I know Dr. Jill Biden was just here a few weeks ago to celebrate the Special Olympics. And we are very grateful to everyone on Team Athens, particularly thanks to John Cockrell, for making this trip such a success. I also want to thank your family members because everyone is part of this team, and your service to this mission could not be possible without the strong support of those who are behind you here in Greece and back home.
And I especially want to thank our terrific Greek employees. I often say that secretaries come and go, even ambassadors come and go, and DCMs and political officers and economic officers and PAOs and everybody else comes and goes except our Greek employees. Some of you have been with this Embassy for a very long time. You are absolutely essential to our operation, you bring valuable knowledge and expertise, and this Embassy, like all of our embassies, simply could not work without you.
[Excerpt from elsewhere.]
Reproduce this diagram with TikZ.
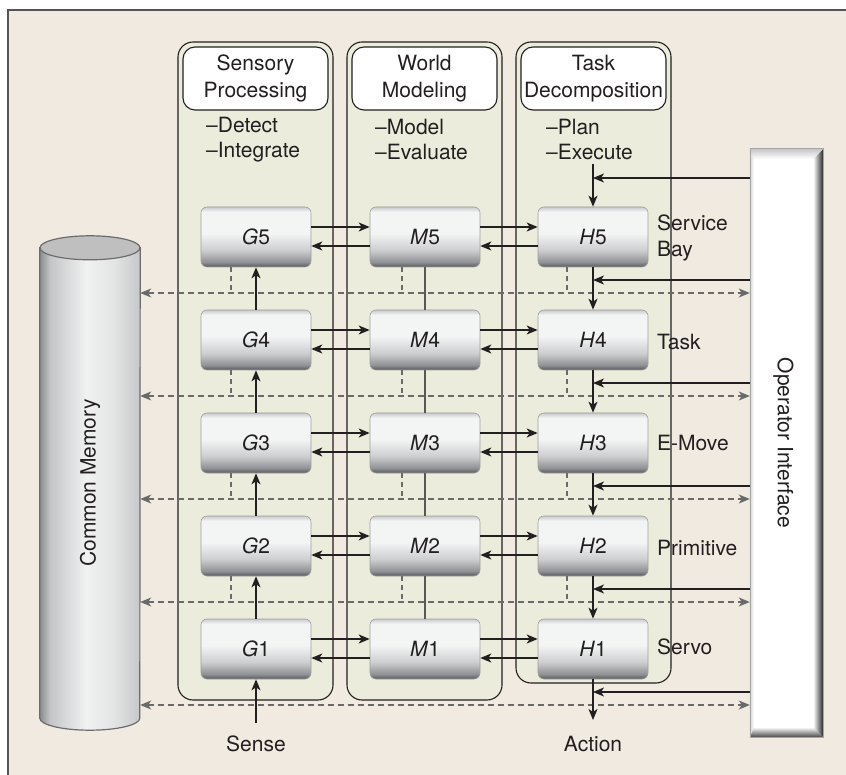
\documentclass[tikz,border=0pt]{standalone}
\usepackage{fontspec}
\setmainfont{TeX Gyre Heros}
\usetikzlibrary{arrows.meta}

\definecolor{bgc}{HTML}{F1EAE1}
\definecolor{panelc}{HTML}{ECECDC}
\definecolor{ink}{HTML}{231F20}
\definecolor{dgray}{HTML}{6A6A6A}
\definecolor{frame}{HTML}{555555}
\definecolor{bxD}{HTML}{55575A}
\definecolor{bxM}{HTML}{8F9194}
\definecolor{bxL}{HTML}{CDCED0}
\definecolor{bxW}{HTML}{F3F4F4}
\definecolor{bxT}{HTML}{C9CACB}
\definecolor{cy1}{HTML}{8A8B8C}
\definecolor{cy2}{HTML}{C4C5C6}
\definecolor{cy3}{HTML}{F0F1F1}
\definecolor{cy4}{HTML}{E3E4E4}
\definecolor{cy5}{HTML}{C6C7C8}

\pgfdeclareverticalshading{boxshade}{100bp}{%
  color(0bp)=(bxD); color(25bp)=(bxD); color(29bp)=(bxM); color(39bp)=(bxL);
  color(53bp)=(bxW); color(71bp)=(bxW); color(75bp)=(bxT); color(100bp)=(bxT)}
\pgfdeclarehorizontalshading{cylshade}{100bp}{%
  color(0bp)=(cy1); color(25bp)=(cy1); color(30bp)=(cy2); color(48bp)=(cy3);
  color(62bp)=(cy4); color(75bp)=(cy5); color(100bp)=(cy5)}

\tikzset{
  txt/.style={font=\fontsize{21}{26}\selectfont, text=ink, inner sep=0pt},
  panel/.style={fill=panelc, draw=ink, line width=1.1pt, rounded corners=15pt},
  header/.style={fill=white, draw=ink, line width=1.1pt, rounded corners=12pt,
    minimum width=145pt, minimum height=63pt, inner sep=0pt, align=center,
    font=\fontsize{21}{27}\selectfont, text=ink},
  box/.style={shade, shading=boxshade, draw=gray!75, line width=0.6pt,
    rounded corners=6pt, minimum width=110pt, minimum height=60pt, inner sep=0pt,
    font=\fontsize{21}{24}\selectfont, text=ink},
  arr/.style={draw=ink, line width=1.6pt, -{Stealth[length=11pt,width=9pt,inset=3pt]}},
  dsh/.style={draw=dgray, line width=1.3pt, dash pattern=on 6pt off 4pt,
    {Stealth[length=11pt,width=9pt,inset=3pt]}-{Stealth[length=11pt,width=9pt,inset=3pt]}},
  drop/.style={draw=dgray, line width=1.1pt, dash pattern=on 5pt off 4pt},
  mline/.style={draw=ink!75, line width=1.2pt},
}

\begin{document}
\begin{tikzpicture}[x=1pt, y=-1pt]
\useasboundingbox (0,0) rectangle (846,775);

% page background and frame
\fill[white] (0,0) rectangle (846,775);
\fill[bgc] (8,10) rectangle (846,775);
\draw[frame, line width=1.5pt] (846,10) -- (8,10) -- (8,775);

% the three function columns
\draw[panel] (178,42) rectangle (333,700);
\draw[panel] (347,42) rectangle (502,700);
\draw[panel] (516,42) rectangle (671,683);

\node[header] (SPh) at (255.5,78.5) {Sensory\\Processing};
\node[header] (WMh) at (424.5,78.5) {World\\Modeling};
\node[header] (TDh) at (593.5,78.5) {Task\\Decomposition};

\node[txt, anchor=west, align=left, font=\fontsize{21}{25}\selectfont] (SPl) at (206,139.5) {–Detect\\–Integrate};
\node[txt, anchor=west, align=left, font=\fontsize{21}{25}\selectfont] (WMl) at (375,139.5) {–Model\\–Evaluate};
\node[txt, anchor=west, align=left, font=\fontsize{21}{25}\selectfont] (TDl) at (546,139.5) {–Plan\\–Execute};

% common memory cylinder
\node[minimum width=100pt, minimum height=470pt, inner sep=0pt] (CM) at (90,483) {};
\path[shade, shading=cylshade, draw=gray!85!black, line width=1.2pt]
  (CM.north west) -- (CM.south west)
  arc[start angle=180, end angle=360, x radius=50pt, y radius=12pt]
  -- (CM.north east) -- cycle;
\draw[fill=gray!50, draw=gray!85!black, line width=1.2pt]
  (CM.north) ellipse[x radius=50pt, y radius=12pt];
\node[txt, rotate=90] at (CM.center) {Common Memory};

% operator interface panel with bevelled edges
\node[minimum width=73pt, minimum height=588pt, inner sep=0pt] (OI) at (786.5,443) {};
\fill[gray!55] (OI.north west) rectangle (OI.south east);
\path[left color=white, right color=gray!30!black]
  (OI.north east) -- (OI.south east) -- ([shift={(-10pt,10pt)}]OI.south east) -- ([shift={(-10pt,-10pt)}]OI.north east) -- cycle;
\path[top color=white, bottom color=gray!55!black]
  (OI.south west) -- (OI.south east) -- ([shift={(-10pt,10pt)}]OI.south east) -- ([shift={(4pt,10pt)}]OI.south west) -- cycle;
\path[top color=gray!45, bottom color=white]
  (OI.north west) -- (OI.north east) -- ([shift={(-10pt,-10pt)}]OI.north east) -- ([shift={(4pt,-10pt)}]OI.north west) -- cycle;
\path[left color=gray!35, right color=white]
  (OI.north west) -- ([shift={(4pt,-10pt)}]OI.north west) -- ([shift={(4pt,10pt)}]OI.south west) -- (OI.south west) -- cycle;
\fill[white] ([shift={(4pt,-10pt)}]OI.north west) rectangle ([shift={(-10pt,10pt)}]OI.south east);
\draw[gray!70, line width=0.6pt] (OI.north west) rectangle (OI.south east);
\node[txt, rotate=-90] at ([xshift=-3pt]OI.center) {Operator Interface};

% control levels
\foreach \k/\y in {5/237,4/340,3/443,2/546,1/649} {
  \node[box] (G\k) at (256,\y) {\textit{G}\k};
  \node[box] (M\k) at (425,\y) {\textit{M}\k};
  \node[box] (H\k) at (593,\y) {\textit{H}\k};
  \coordinate (d\k) at (0,\y+56);
  \coordinate (o\k) at (593,\y+43);
}
\coordinate (o6) at (593,178);
\coordinate (exe) at (593,164);
\coordinate (act) at (593,720);
\coordinate (sen) at (256,723);

% level names
\node[txt, anchor=west, align=left] (L5) at (657,237.5) {Service\\Bay};
\node[txt, anchor=west] (L4) at (657,342) {Task};
\node[txt, anchor=west] (L3) at (657,443) {E-Move};
\node[txt, anchor=west] (L2) at (657,548) {Primitive};
\node[txt, anchor=west] (L1) at (657,647) {Servo};

% links to common memory and operator interface
\foreach \k in {1,...,5} {
  \draw[dsh] (CM.east |- d\k) -- (OI.west |- d\k);
}
\foreach \k in {2,...,5} {
  \draw[drop] ([xshift=-25pt]G\k.south) -- ([xshift=-25pt]G\k.south |- d\k);
  \draw[drop] ([xshift=-23pt]M\k.south) -- ([xshift=-23pt]M\k.south |- d\k);
  \draw[drop] ([xshift=-26pt]H\k.south) -- ([xshift=-26pt]H\k.south |- d\k);
}
\foreach \k in {1,...,6} {
  \draw[arr] (OI.west |- o\k) -- (o\k);
}

% horizontal exchanges between columns
\foreach \k in {1,...,5} {
  \draw[arr] ([yshift=10pt]G\k.east) -- ([yshift=10pt]M\k.west);
  \draw[arr] ([yshift=-9pt]M\k.west) -- ([yshift=-9pt]G\k.east);
  \draw[arr] ([yshift=10pt]M\k.east) -- ([yshift=10pt]H\k.west);
  \draw[arr] ([yshift=-9pt]H\k.west) -- ([yshift=-9pt]M\k.east);
}

% vertical flows
\foreach \a/\b in {1/2,2/3,3/4,4/5} {
  \draw[arr] (G\a.north) -- (G\b.south);
  \draw[mline] (M\a.north) -- (M\b.south);
  \draw[arr] (H\b.south) -- (H\a.north);
}
\draw[arr] (sen) -- (G1.south);
\draw[arr] (exe) -- (H5.north);
\draw[arr] (H1.south) -- (act);

\node[txt] (sense) at (256,744) {Sense};
\node[txt] (action) at (593,744) {Action};
\end{tikzpicture}
\end{document}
So thanks so much for what you’re doing. I know that these are hard times, but I have a lot of confidence in the resilience of the Greek people, and I believe that you will be able to go through this period of challenge and sacrifice and come out even stronger. It will require unity and solidarity, but it’s something that I fully believe will happen. So just know that the United States, and particularly this Administration and myself personally, are going to stand with you the whole way. We’ll do everything we can to be supportive as you make these tough decisions.
Let me now just shake a few hands and thank you personally, but I so appreciate everything you’ve done and everything you do every single day on behalf of the Greek-American relationship. Thank you all. (Applause.)